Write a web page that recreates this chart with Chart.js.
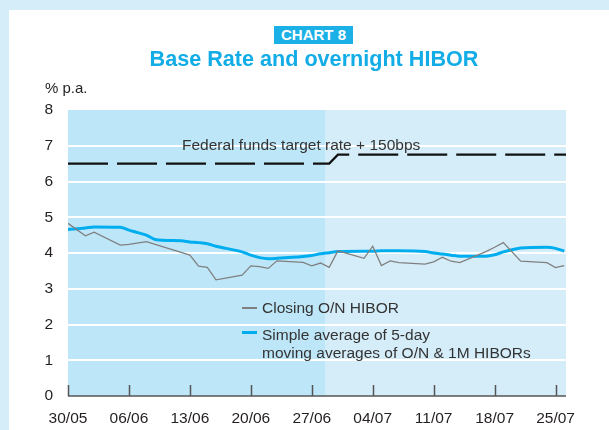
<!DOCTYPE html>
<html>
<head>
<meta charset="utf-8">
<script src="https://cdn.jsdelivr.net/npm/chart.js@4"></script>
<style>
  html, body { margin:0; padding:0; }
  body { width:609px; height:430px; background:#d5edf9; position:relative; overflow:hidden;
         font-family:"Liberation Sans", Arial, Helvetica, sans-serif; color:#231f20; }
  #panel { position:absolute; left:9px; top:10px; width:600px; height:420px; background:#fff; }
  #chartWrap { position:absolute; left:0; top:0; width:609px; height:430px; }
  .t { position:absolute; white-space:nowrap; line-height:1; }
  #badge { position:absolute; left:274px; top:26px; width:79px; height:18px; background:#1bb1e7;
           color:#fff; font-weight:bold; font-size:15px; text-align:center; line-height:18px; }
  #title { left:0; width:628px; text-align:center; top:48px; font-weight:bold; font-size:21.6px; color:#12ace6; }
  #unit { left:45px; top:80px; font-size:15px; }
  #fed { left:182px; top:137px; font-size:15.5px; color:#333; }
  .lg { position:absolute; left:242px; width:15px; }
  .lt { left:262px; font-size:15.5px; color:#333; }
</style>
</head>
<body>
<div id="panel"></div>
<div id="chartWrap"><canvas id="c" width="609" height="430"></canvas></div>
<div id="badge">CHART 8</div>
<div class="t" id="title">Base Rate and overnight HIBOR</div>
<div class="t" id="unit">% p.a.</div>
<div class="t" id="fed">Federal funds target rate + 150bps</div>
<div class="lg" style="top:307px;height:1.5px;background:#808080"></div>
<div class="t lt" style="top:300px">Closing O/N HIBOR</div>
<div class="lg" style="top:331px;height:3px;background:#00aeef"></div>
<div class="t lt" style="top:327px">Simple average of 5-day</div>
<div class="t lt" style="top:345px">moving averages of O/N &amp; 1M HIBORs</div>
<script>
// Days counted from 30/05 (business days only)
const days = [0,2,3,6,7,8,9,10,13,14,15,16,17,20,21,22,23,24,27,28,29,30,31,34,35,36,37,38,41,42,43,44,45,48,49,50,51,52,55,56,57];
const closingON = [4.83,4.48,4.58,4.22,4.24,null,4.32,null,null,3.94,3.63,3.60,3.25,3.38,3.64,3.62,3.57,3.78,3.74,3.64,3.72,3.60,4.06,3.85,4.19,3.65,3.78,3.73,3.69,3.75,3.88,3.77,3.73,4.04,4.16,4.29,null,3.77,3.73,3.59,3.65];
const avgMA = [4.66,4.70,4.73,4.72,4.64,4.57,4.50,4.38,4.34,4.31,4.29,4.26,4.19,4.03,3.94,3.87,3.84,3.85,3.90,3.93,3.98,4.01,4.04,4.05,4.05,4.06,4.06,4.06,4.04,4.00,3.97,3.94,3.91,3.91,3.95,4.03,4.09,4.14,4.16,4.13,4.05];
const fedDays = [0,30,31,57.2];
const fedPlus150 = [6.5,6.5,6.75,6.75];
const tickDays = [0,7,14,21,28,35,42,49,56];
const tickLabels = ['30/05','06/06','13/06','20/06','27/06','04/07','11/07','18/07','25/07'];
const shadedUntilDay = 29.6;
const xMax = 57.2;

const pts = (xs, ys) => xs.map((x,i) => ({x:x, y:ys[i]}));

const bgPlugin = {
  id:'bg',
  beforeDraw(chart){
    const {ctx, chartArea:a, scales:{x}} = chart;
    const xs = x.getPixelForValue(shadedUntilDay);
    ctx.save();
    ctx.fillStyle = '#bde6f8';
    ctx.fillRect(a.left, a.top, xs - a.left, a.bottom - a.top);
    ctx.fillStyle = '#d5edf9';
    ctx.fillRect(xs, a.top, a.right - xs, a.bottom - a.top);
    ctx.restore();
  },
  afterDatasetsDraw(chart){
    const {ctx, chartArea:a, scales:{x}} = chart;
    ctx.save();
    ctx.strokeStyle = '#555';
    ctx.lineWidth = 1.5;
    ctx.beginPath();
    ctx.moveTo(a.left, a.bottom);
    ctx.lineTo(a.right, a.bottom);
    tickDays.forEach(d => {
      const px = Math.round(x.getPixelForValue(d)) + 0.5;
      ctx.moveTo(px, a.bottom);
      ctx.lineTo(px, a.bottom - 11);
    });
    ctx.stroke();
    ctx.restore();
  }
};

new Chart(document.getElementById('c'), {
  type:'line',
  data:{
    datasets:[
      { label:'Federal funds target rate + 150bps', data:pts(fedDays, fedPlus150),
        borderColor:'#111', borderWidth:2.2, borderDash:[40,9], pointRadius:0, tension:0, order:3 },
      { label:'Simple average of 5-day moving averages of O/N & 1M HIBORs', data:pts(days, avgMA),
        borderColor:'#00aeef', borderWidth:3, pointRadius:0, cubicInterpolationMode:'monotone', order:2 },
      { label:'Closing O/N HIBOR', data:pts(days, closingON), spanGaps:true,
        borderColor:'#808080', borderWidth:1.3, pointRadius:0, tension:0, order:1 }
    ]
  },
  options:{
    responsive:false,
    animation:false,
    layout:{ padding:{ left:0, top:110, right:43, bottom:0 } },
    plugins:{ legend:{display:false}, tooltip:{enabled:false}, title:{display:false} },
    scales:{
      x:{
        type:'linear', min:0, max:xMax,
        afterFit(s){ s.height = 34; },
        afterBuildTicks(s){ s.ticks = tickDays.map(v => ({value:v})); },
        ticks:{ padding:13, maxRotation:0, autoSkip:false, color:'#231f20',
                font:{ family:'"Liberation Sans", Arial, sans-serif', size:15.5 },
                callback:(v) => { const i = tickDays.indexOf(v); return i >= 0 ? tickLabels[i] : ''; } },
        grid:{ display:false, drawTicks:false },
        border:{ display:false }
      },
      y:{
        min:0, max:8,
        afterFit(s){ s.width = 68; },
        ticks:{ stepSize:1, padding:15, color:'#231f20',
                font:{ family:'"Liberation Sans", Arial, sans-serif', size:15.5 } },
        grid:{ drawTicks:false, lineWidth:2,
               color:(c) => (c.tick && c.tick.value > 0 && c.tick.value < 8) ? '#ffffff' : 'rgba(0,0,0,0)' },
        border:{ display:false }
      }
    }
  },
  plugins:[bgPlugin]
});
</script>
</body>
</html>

Task brief —
Every line is to be duplicated exactly, though pictures stay out.

Exercise output —
Write a web page that recreates this chart with Chart.js.
<!DOCTYPE html>
<html>
<head>
<meta charset="utf-8">
<script src="https://cdn.jsdelivr.net/npm/chart.js@4"></script>
<style>
  html, body { margin:0; padding:0; }
  body { width:609px; height:430px; background:#d5edf9; position:relative; overflow:hidden;
         font-family:"Liberation Sans", Arial, Helvetica, sans-serif; color:#231f20; }
  #panel { position:absolute; left:9px; top:10px; width:600px; height:420px; background:#fff; }
  #chartWrap { position:absolute; left:0; top:0; width:609px; height:430px; }
  .t { position:absolute; white-space:nowrap; line-height:1; }
  #badge { position:absolute; left:274px; top:26px; width:79px; height:18px; background:#1bb1e7;
           color:#fff; font-weight:bold; font-size:15px; text-align:center; line-height:18px; }
  #title { left:0; width:628px; text-align:center; top:48px; font-weight:bold; font-size:21.6px; color:#12ace6; }
  #unit { left:45px; top:80px; font-size:15px; }
  #fed { left:182px; top:137px; font-size:15.5px; color:#333; }
  .lg { position:absolute; left:242px; width:15px; }
  .lt { left:262px; font-size:15.5px; color:#333; }
</style>
</head>
<body>
<div id="panel"></div>
<div id="chartWrap"><canvas id="c" width="609" height="430"></canvas></div>
<div id="badge">CHART 8</div>
<div class="t" id="title">Base Rate and overnight HIBOR</div>
<div class="t" id="unit">% p.a.</div>
<div class="t" id="fed">Federal funds target rate + 150bps</div>
<div class="lg" style="top:307px;height:1.5px;background:#808080"></div>
<div class="t lt" style="top:300px">Closing O/N HIBOR</div>
<div class="lg" style="top:331px;height:3px;background:#00aeef"></div>
<div class="t lt" style="top:327px">Simple average of 5-day</div>
<div class="t lt" style="top:345px">moving averages of O/N &amp; 1M HIBORs</div>
<script>
// Days counted from 30/05 (business days only)
const days = [0,2,3,6,7,8,9,10,13,14,15,16,17,20,21,22,23,24,27,28,29,30,31,34,35,36,37,38,41,42,43,44,45,48,49,50,51,52,55,56,57];
const closingON = [4.83,4.48,4.58,4.22,4.24,null,4.32,null,null,3.94,3.63,3.60,3.25,3.38,3.64,3.62,3.57,3.78,3.74,3.64,3.72,3.60,4.06,3.85,4.19,3.65,3.78,3.73,3.69,3.75,3.88,3.77,3.73,4.04,4.16,4.29,null,3.77,3.73,3.59,3.65];
const avgMA = [4.66,4.70,4.73,4.72,4.64,4.57,4.50,4.38,4.34,4.31,4.29,4.26,4.19,4.03,3.94,3.87,3.84,3.85,3.90,3.93,3.98,4.01,4.04,4.05,4.05,4.06,4.06,4.06,4.04,4.00,3.97,3.94,3.91,3.91,3.95,4.03,4.09,4.14,4.16,4.13,4.05];
const fedDays = [0,30,31,57.2];
const fedPlus150 = [6.5,6.5,6.75,6.75];
const tickDays = [0,7,14,21,28,35,42,49,56];
const tickLabels = ['30/05','06/06','13/06','20/06','27/06','04/07','11/07','18/07','25/07'];
const shadedUntilDay = 29.6;
const xMax = 57.2;

const pts = (xs, ys) => xs.map((x,i) => ({x:x, y:ys[i]}));

const bgPlugin = {
  id:'bg',
  beforeDraw(chart){
    const {ctx, chartArea:a, scales:{x}} = chart;
    const xs = x.getPixelForValue(shadedUntilDay);
    ctx.save();
    ctx.fillStyle = '#bde6f8';
    ctx.fillRect(a.left, a.top, xs - a.left, a.bottom - a.top);
    ctx.fillStyle = '#d5edf9';
    ctx.fillRect(xs, a.top, a.right - xs, a.bottom - a.top);
    ctx.restore();
  },
  afterDatasetsDraw(chart){
    const {ctx, chartArea:a, scales:{x}} = chart;
    ctx.save();
    ctx.strokeStyle = '#555';
    ctx.lineWidth = 1.5;
    ctx.beginPath();
    ctx.moveTo(a.left, a.bottom);
    ctx.lineTo(a.right, a.bottom);
    tickDays.forEach(d => {
      const px = Math.round(x.getPixelForValue(d)) + 0.5;
      ctx.moveTo(px, a.bottom);
      ctx.lineTo(px, a.bottom - 11);
    });
    ctx.stroke();
    ctx.restore();
  }
};

new Chart(document.getElementById('c'), {
  type:'line',
  data:{
    datasets:[
      { label:'Federal funds target rate + 150bps', data:pts(fedDays, fedPlus150),
        borderColor:'#111', borderWidth:2.2, borderDash:[40,9], pointRadius:0, tension:0, order:3 },
      { label:'Simple average of 5-day moving averages of O/N & 1M HIBORs', data:pts(days, avgMA),
        borderColor:'#00aeef', borderWidth:3, pointRadius:0, cubicInterpolationMode:'monotone', order:2 },
      { label:'Closing O/N HIBOR', data:pts(days, closingON), spanGaps:true,
        borderColor:'#808080', borderWidth:1.3, pointRadius:0, tension:0, order:1 }
    ]
  },
  options:{
    responsive:false,
    animation:false,
    layout:{ padding:{ left:0, top:110, right:43, bottom:0 } },
    plugins:{ legend:{display:false}, tooltip:{enabled:false}, title:{display:false} },
    scales:{
      x:{
        type:'linear', min:0, max:xMax,
        afterFit(s){ s.height = 34; },
        afterBuildTicks(s){ s.ticks = tickDays.map(v => ({value:v})); },
        ticks:{ padding:13, maxRotation:0, autoSkip:false, color:'#231f20',
                font:{ family:'"Liberation Sans", Arial, sans-serif', size:15.5 },
                callback:(v) => { const i = tickDays.indexOf(v); return i >= 0 ? tickLabels[i] : ''; } },
        grid:{ display:false, drawTicks:false },
        border:{ display:false }
      },
      y:{
        min:0, max:8,
        afterFit(s){ s.width = 68; },
        ticks:{ stepSize:1, padding:15, color:'#231f20',
                font:{ family:'"Liberation Sans", Arial, sans-serif', size:15.5 } },
        grid:{ drawTicks:false, lineWidth:2,
               color:(c) => (c.tick && c.tick.value > 0 && c.tick.value < 8) ? '#ffffff' : 'rgba(0,0,0,0)' },
        border:{ display:false }
      }
    }
  },
  plugins:[bgPlugin]
});
</script>
</body>
</html>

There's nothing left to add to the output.